Их взгляды встретились, Вероника вспыхнула. Взгляд Мартина скользнул по ее фигуре, чуть задержавшись на глубоком декольте, и снова вернулся к ее глазам.

– Мартин, – кивнул он, пожимая ей руку.

– Пожалуйста, садитесь, – сказал Кульбак. – Что вы пьёте: коньяк, шампанское, или…

– Минеральную воду, – ответил Мартин.

– С газом или без? – игриво улыбнулся режиссёр.

– Спасибо, я пошутил, ничего не надо.

– Вы похожи на лихого гусара, от которого все женщины наверняка теряют голову! – засмеялась Вероника.

– Почему именно гусара? У меня нет усов! Я хочу, чтобы все прелестные женские головки оставались на местах. Надеюсь, ваш брат пригласил меня не для этого шутливого разговора, – улыбнулся Мартин.

– Конечно, конечно! – махнул рукой Кульбак. – Но я рад, что вы друг другу понравились… Потому что если вы, Мартин, примете мое предложение, вам придётся проводить много времени вместе, а это всегда легче, когда человек тебе приятен.
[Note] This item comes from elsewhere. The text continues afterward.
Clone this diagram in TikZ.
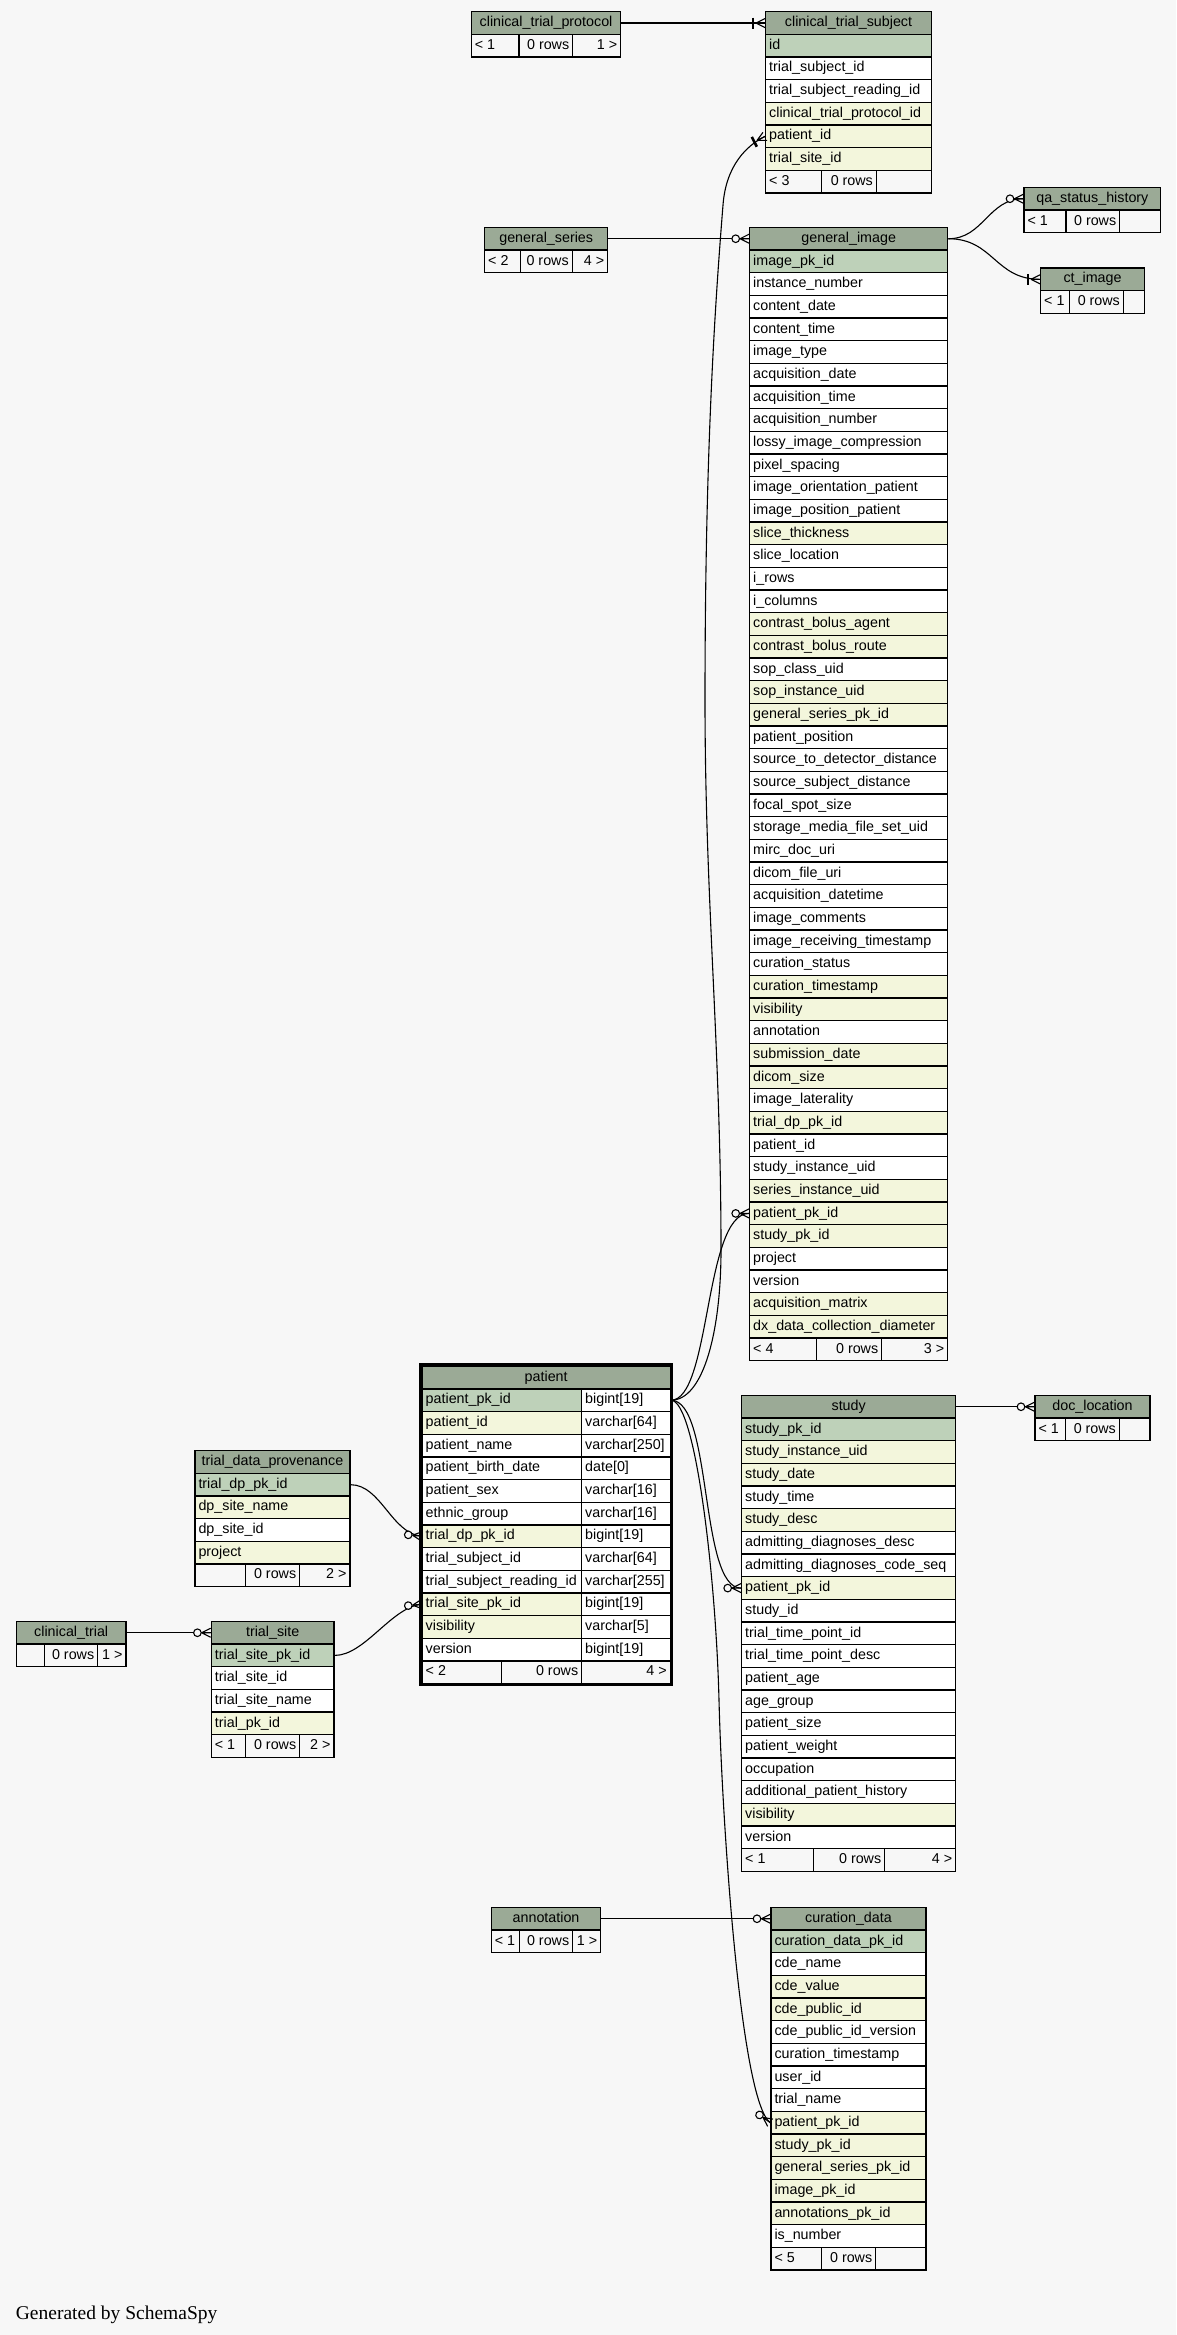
\documentclass[tikz,border=0pt]{standalone}
\usepackage{fontspec}
\setmainfont{Liberation Sans}
\newfontfamily\footfont{Liberation Serif}

\definecolor{bg}{HTML}{F7F7F7}
\definecolor{hd}{HTML}{9BAA96}
\definecolor{pk}{HTML}{BED1B9}
\definecolor{ix}{HTML}{F3F6DC}
\definecolor{pl}{HTML}{FFFFFF}
\definecolor{ft}{HTML}{F7F7F7}

\def\rh{22.667}

\tikzset{
  cell/.style={draw=black, line width=1.4pt, rectangle, inner sep=0pt,
    anchor=north west, minimum height=22.667pt, text height=10.6pt,
    text depth=3.4pt, font=\fontsize{14.3pt}{17pt}\selectfont},
  edge/.style={draw=black, line width=1.1pt},
  zmany/.pic={
    \draw[line width=1.1pt] (-9,0) -- (0,4.5) (-9,0) -- (0,0) (-9,0) -- (0,-4.5);
    \draw[line width=1.1pt, fill=bg] (-13.3,0) circle (3.8pt);
  },
  omany/.pic={
    \draw[line width=1.1pt] (-9,0) -- (0,4.5) (-9,0) -- (0,0) (-9,0) -- (0,-4.5);
    \draw[line width=2.6pt] (-12,-5.5) -- (-12,5.5);
  },
}

% table header: id, x, y, width, title
\newcommand\dbhead[5]{%
  \node[cell, fill=hd, minimum width=#4pt] (#1-h) at (#2,#3)
    {\makebox[\dimexpr#4pt-7pt\relax]{#5}};
}
% column rows below a header at y: id, x, y, width, list colour/name
\newcommand\dbrows[5]{%
  \foreach \cl/\tx [count=\i] in {#5} {
    \node[cell, fill=\cl, minimum width=#4pt] (#1-\i) at (#2,{#3+\i*\rh})
      {\makebox[\dimexpr#4pt-7pt\relax][l]{\tx}};
  }
}
% footer with three cells: id, x, y, w1, w2, w3, t1, t2, t3
\newcommand\dbfoot[9]{%
  \node[cell, fill=ft, minimum width=#4pt] (#1-f1) at (#2,{#3})
    {\makebox[\dimexpr#4pt-7pt\relax][l]{#7}};
  \node[cell, fill=ft, minimum width=#5pt] (#1-f2) at ({#2+#4},{#3})
    {\makebox[\dimexpr#5pt-7pt\relax][r]{#8}};
  \node[cell, fill=ft, minimum width=#6pt] (#1-f3) at ({#2+#4+#5},{#3})
    {\makebox[\dimexpr#6pt-7pt\relax][r]{#9}};
}

\begin{document}
\begin{tikzpicture}[x=1pt,y=-1pt]
\useasboundingbox (0,0) rectangle (1176,2335);
\fill[bg] (0,0) rectangle (1176,2335);

% clinical_trial_protocol
\dbhead{ctp}{470.7}{11}{149.3}{clinical\_trial\_protocol}
\dbfoot{ctp}{470.7}{11+\rh}{47.6}{53.7}{48}{< 1}{0 rows}{1 >}

% clinical_trial_subject
\dbhead{cts}{765}{11}{165.7}{clinical\_trial\_subject}
\dbrows{cts}{765}{11}{165.7}{pk/id, pl/trial\_subject\_id, pl/trial\_subject\_reading\_id,
  ix/clinical\_trial\_protocol\_id, ix/patient\_id, ix/trial\_site\_id}
\dbfoot{cts}{765}{11+7*\rh}{56}{54.7}{55}{< 3}{0 rows}{}

% general_series
\dbhead{gs}{484}{226.7}{123}{general\_series}
\dbfoot{gs}{484}{226.7+\rh}{35.5}{52}{35.5}{< 2}{0 rows}{4 >}

% general_image
\dbhead{gi}{749}{226.7}{198}{general\_image}
\dbrows{gi}{749}{226.7}{198}{pk/image\_pk\_id, pl/instance\_number, pl/content\_date,
  pl/content\_time, pl/image\_type, pl/acquisition\_date, pl/acquisition\_time,
  pl/acquisition\_number, pl/lossy\_image\_compression, pl/pixel\_spacing,
  pl/image\_orientation\_patient, pl/image\_position\_patient, ix/slice\_thickness,
  pl/slice\_location, pl/i\_rows, pl/i\_columns, ix/contrast\_bolus\_agent,
  ix/contrast\_bolus\_route, pl/sop\_class\_uid, ix/sop\_instance\_uid,
  ix/general\_series\_pk\_id, pl/patient\_position, pl/source\_to\_detector\_distance,
  pl/source\_subject\_distance, pl/focal\_spot\_size, pl/storage\_media\_file\_set\_uid,
  pl/mirc\_doc\_uri, pl/dicom\_file\_uri, pl/acquisition\_datetime, pl/image\_comments,
  pl/image\_receiving\_timestamp, pl/curation\_status, ix/curation\_timestamp,
  ix/visibility, pl/annotation, ix/submission\_date, ix/dicom\_size,
  pl/image\_laterality, ix/trial\_dp\_pk\_id, pl/patient\_id, pl/study\_instance\_uid,
  ix/series\_instance\_uid, ix/patient\_pk\_id, ix/study\_pk\_id, pl/project,
  pl/version, ix/acquisition\_matrix, ix/dx\_data\_collection\_diameter}
\dbfoot{gi}{749}{226.7+49*\rh}{67}{65}{66}{< 4}{0 rows}{3 >}

% qa_status_history
\dbhead{qa}{1023.3}{186.7}{136.7}{qa\_status\_history}
\dbfoot{qa}{1023.3}{186.7+\rh}{42}{53.7}{41}{< 1}{0 rows}{}

% ct_image
\dbhead{ct}{1040}{267.3}{103.7}{ct\_image}
\dbfoot{ct}{1040}{267.3+\rh}{28.7}{54}{21}{< 1}{0 rows}{}

% study
\dbhead{st}{741}{1394.7}{214}{study}
\dbrows{st}{741}{1394.7}{214}{pk/study\_pk\_id, ix/study\_instance\_uid, ix/study\_date,
  pl/study\_time, ix/study\_desc, pl/admitting\_diagnoses\_desc,
  pl/admitting\_diagnoses\_code\_seq, ix/patient\_pk\_id, pl/study\_id,
  pl/trial\_time\_point\_id, pl/trial\_time\_point\_desc, pl/patient\_age,
  pl/age\_group, pl/patient\_size, pl/patient\_weight, pl/occupation,
  pl/additional\_patient\_history, ix/visibility, pl/version}
\dbfoot{st}{741}{1394.7+20*\rh}{72}{71}{71}{< 1}{0 rows}{4 >}

% doc_location
\dbhead{dl}{1034.3}{1394.7}{115}{doc\_location}
\dbfoot{dl}{1034.3}{1394.7+\rh}{30.7}{53.7}{30.6}{< 1}{0 rows}{}

% patient (two columns, heavy frame)
\dbhead{pt}{421.5}{1365.5}{248}{patient}
\foreach \cl/\tx/\ty [count=\i] in {pk/patient\_pk\_id/bigint[19],
  ix/patient\_id/varchar[64], pl/patient\_name/varchar[250],
  pl/patient\_birth\_date/date[0], pl/patient\_sex/varchar[16],
  pl/ethnic\_group/varchar[16], ix/trial\_dp\_pk\_id/bigint[19],
  pl/trial\_subject\_id/varchar[64], pl/trial\_subject\_reading\_id/varchar[255],
  ix/trial\_site\_pk\_id/bigint[19], ix/visibility/varchar[5], pl/version/bigint[19]} {
  \node[cell, fill=\cl, minimum width=159.5pt] (pt-\i) at (421.5,{1365.5+\i*\rh})
    {\makebox[152.5pt][l]{\tx}};
  \node[cell, fill=pl, minimum width=88.5pt] (pt-\i t) at (581,{1365.5+\i*\rh})
    {\makebox[81.5pt][l]{\ty}};
}
\dbfoot{pt}{421.5}{1365.5+13*\rh}{79.5}{80}{88.5}{< 2}{0 rows}{4 >}
\draw[line width=3pt] (420,1364) rectangle (671,1684.3);

% trial_data_provenance
\dbhead{tdp}{194.3}{1450}{155}{trial\_data\_provenance}
\dbrows{tdp}{194.3}{1450}{155}{pk/trial\_dp\_pk\_id, ix/dp\_site\_name, pl/dp\_site\_id, ix/project}
\dbfoot{tdp}{194.3}{1450+5*\rh}{50.7}{54}{50.3}{}{0 rows}{2 >}

% clinical_trial
\dbhead{ctr}{15.7}{1620.7}{109.6}{clinical\_trial}
\dbfoot{ctr}{15.7}{1620.7+\rh}{28}{53.3}{28.3}{}{0 rows}{1 >}

% trial_site
\dbhead{ts}{210.7}{1620.7}{122.6}{trial\_site}
\dbrows{ts}{210.7}{1620.7}{122.6}{pk/trial\_site\_pk\_id, pl/trial\_site\_id, pl/trial\_site\_name, ix/trial\_pk\_id}
\dbfoot{ts}{210.7}{1620.7+5*\rh}{34.3}{54}{34.3}{< 1}{0 rows}{2 >}

% annotation
\dbhead{an}{490.7}{1906.7}{109.3}{annotation}
\dbfoot{an}{490.7}{1906.7+\rh}{28}{53.3}{28}{< 1}{0 rows}{1 >}

% curation_data
\dbhead{cd}{770.3}{1906.7}{155}{curation\_data}
\dbrows{cd}{770.3}{1906.7}{155}{pk/curation\_data\_pk\_id, pl/cde\_name, ix/cde\_value,
  ix/cde\_public\_id, pl/cde\_public\_id\_version, pl/curation\_timestamp, pl/user\_id,
  pl/trial\_name, ix/patient\_pk\_id, ix/study\_pk\_id, ix/general\_series\_pk\_id,
  ix/image\_pk\_id, ix/annotations\_pk\_id, pl/is\_number}
\dbfoot{cd}{770.3}{1906.7+15*\rh}{50.7}{54}{50.3}{< 5}{0 rows}{}

% straight relationships
\draw[edge] (ctp-h.east) -- (cts-h.west);
\pic at (cts-h.west) {omany};
\draw[edge] (gs-h.east) -- (gi-h.west);
\pic at (gi-h.west) {zmany};
\draw[edge] (st-h.east) -- (dl-h.west);
\pic at (dl-h.west) {zmany};
\draw[edge] (ctr-h.east) -- (ts-h.west);
\pic at (ts-h.west) {zmany};
\draw[edge] (an-h.east) -- (cd-h.west);
\pic at (cd-h.west) {zmany};

% curved relationships
\draw[edge] (gi-h.east) .. controls +(35,0) and +(-35,0) .. (qa-h.west);
\pic at (qa-h.west) {zmany};
\draw[edge] (gi-h.east) .. controls +(45,0) and +(-45,0) .. (ct-h.west);
\pic at (ct-h.west) {omany};

\draw[edge] (tdp-1.east) .. controls +(30,0) and +(-30,-3) .. (pt-7.west);
\pic[rotate=-6] at (pt-7.west) {zmany};
\draw[edge] (ts-1.east) .. controls +(30,0) and +(-30,3) .. (pt-10.west);
\pic[rotate=6] at (pt-10.west) {zmany};

\draw[edge] (pt-1t.east) .. controls +(40,0) and +(-45,0) .. (gi-43.west);
\pic at (gi-43.west) {zmany};
\draw[edge] (pt-1t.east) .. controls +(42,0) and +(-42,0) .. (st-8.west);
\pic at (st-8.west) {zmany};

\coordinate (c1) at (719,1700);
\draw[edge] (pt-1t.east) .. controls +(25,0) and +(-3,-120) .. (c1)
  .. controls +(3,120) and +(-30,-22) .. (cd-9.west);
\pic[rotate=-36] at (cd-9.west) {zmany};

\coordinate (s1) at (721,1250);
\coordinate (s2) at (705,700);
\coordinate (s3) at (723,205);
\draw[edge] (pt-1t.east) .. controls +(33,0) and +(0,80) .. (s1)
  .. controls +(0,-200) and +(0,200) .. (s2)
  .. controls +(0,-250) and +(-8,100) .. (s3)
  .. controls +(3,-40) and +(-18,9) .. (cts-5.west);
\pic[rotate=27] at (cts-5.west) {omany};

\node[anchor=base west, inner sep=0pt, font=\footfont\fontsize{19.5pt}{22pt}\selectfont]
  (gen) at (15.7,2319.3) {Generated by SchemaSpy};
\end{tikzpicture}
\end{document}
– Если вы о работе профессионального телохранителя, то абсолютно всё равно, кого ты охраняешь. На это есть жёсткие инструкции. А если начинаешь отвлекаться, терять бдительность, поставишь под угрозу и свою жизнь, и жизнь объекта, – ответил Мартин.

– Ты хочешь сказать, что никогда не отвлекался? – удивилась Вероника. – Ничего, что я на «ты»? Так проще будет… Я так привыкла.

– Я не всю жизнь работал телохранителем, скорее, это хобби. И я не хотел бы обсуждать эту тему.

– Мне вас порекомендовала наша общая знакомая, и я готов умолять вас согласиться охранять мою сестру! Любые деньги! – Наум Тихонович сложил ладони в молитвенном жесте.

– Деньги меня не интересуют, я не беден, – ответил Мартин. – Могу я поинтересоваться, кто именно меня рекомендовал?

– Ольга Федосеенко, наша балерина. На нее охотился сумасшедший поклонник и пытался облить ее кислотой. Представляете? Ольга сказала, что если бы не вы, ей пришлось бы распрощаться не то что с танцами, но и с жизнью.